Nada de eso es gratuito ni angelical, pues como principio no comparto el método; es decir, por propia experiencia en la traducción, desconfío de toda referencia que no sea a la lengua original y en su contexto específico. Pero —siempre hay un pero— en este caso específico no tengo acceso posible a esa referencia original; es decir, tratándose de Cavafis, ni sé griego ni tengo interés alguno en conocerlo. Ignoro por qué un autor desarrolla una pasión por un poeta abstrayéndolo de su entorno, y no me concierne juzgarlo; pero leer a Cavafis en esta versión fue una experiencia que agradezco, y quizás de eso se trate este esfuerzo, no de precisiones objetivas.

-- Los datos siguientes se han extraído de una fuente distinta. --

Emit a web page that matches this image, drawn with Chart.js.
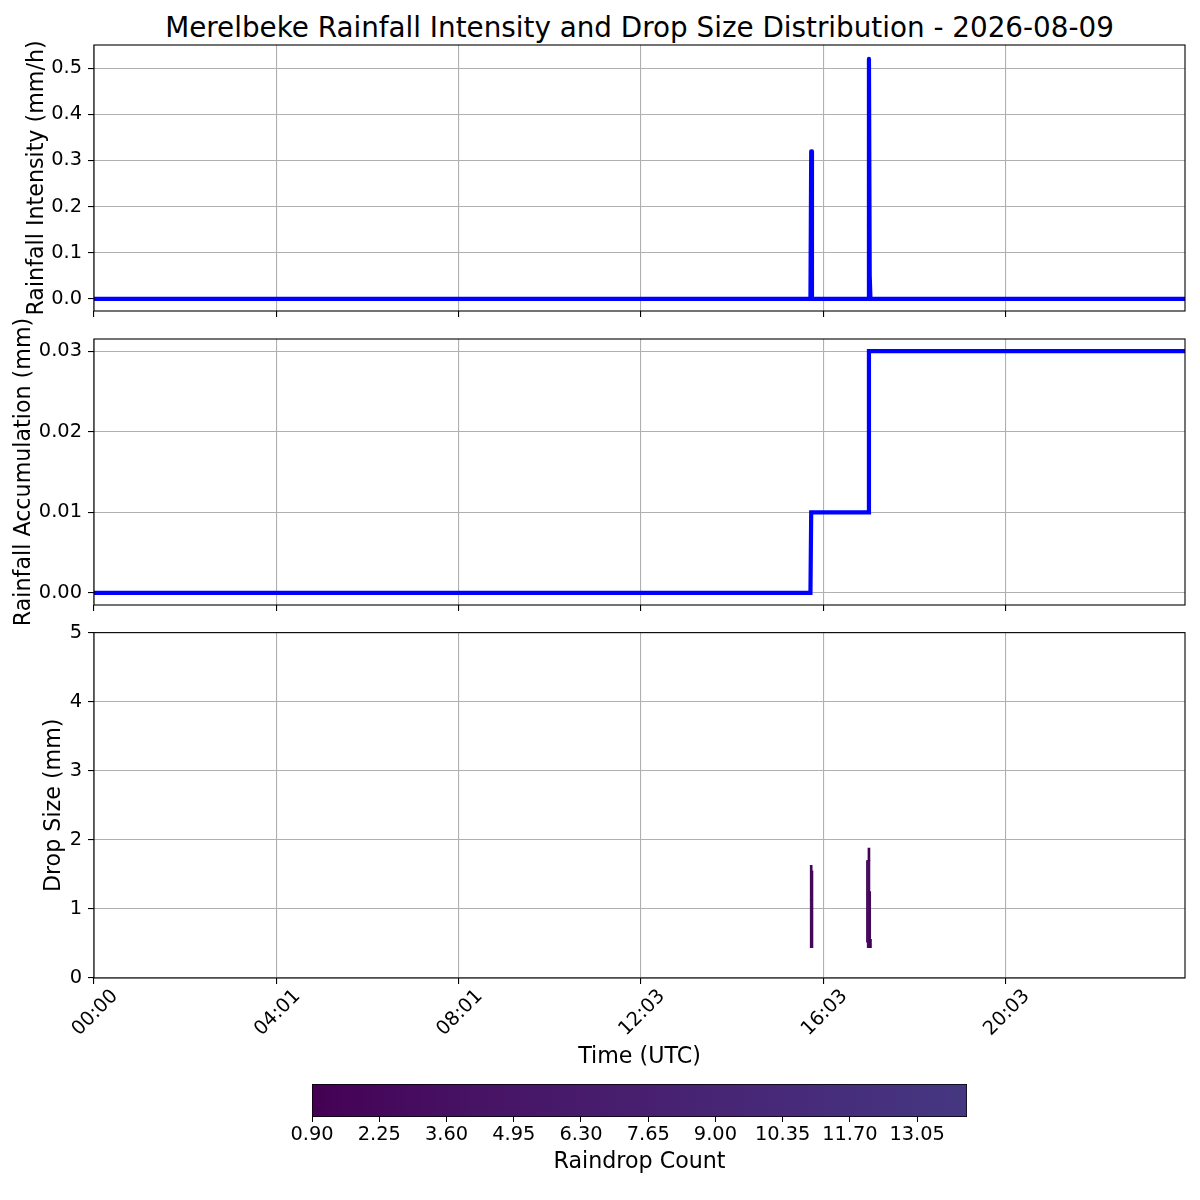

No creo que un poeta sea de contenidos, pues ningún poeta dice algo que alguien no haya vivido; un poeta trabaja sobre formas, que son las que lo hacen singular, no otra cosa. Pero en esta traducción terciada de Cavafis hay formas que conmueven, y de eso se trata esa exigencia formal de la poesía; y en este mismo sentido, quizás el mérito no sea que los poemas originales son del Cavafis original que desconoceremos siempre. Quizás haya otro mérito más lateral, como aquella repetición continua por la que nos llegó lo mejor de la poesía árabe [El jardín de las delicias] como anónima.

Eso anterior no deja de ser una proyección utópica del traductor, ese esfuerzo de que el poeta desaparezca tras la belleza que crea. Y no es que la comparta al ciento por ciento, pero tampoco me atrevo a restarle validez. Es por eso que he preferido ponderar el libro, y hasta me atrevo a la apuesta con todos sus riesgos. Al fin y al cabo se trata del vicio de leer, que como vicio es bastante irresponsable, no de créditos banales.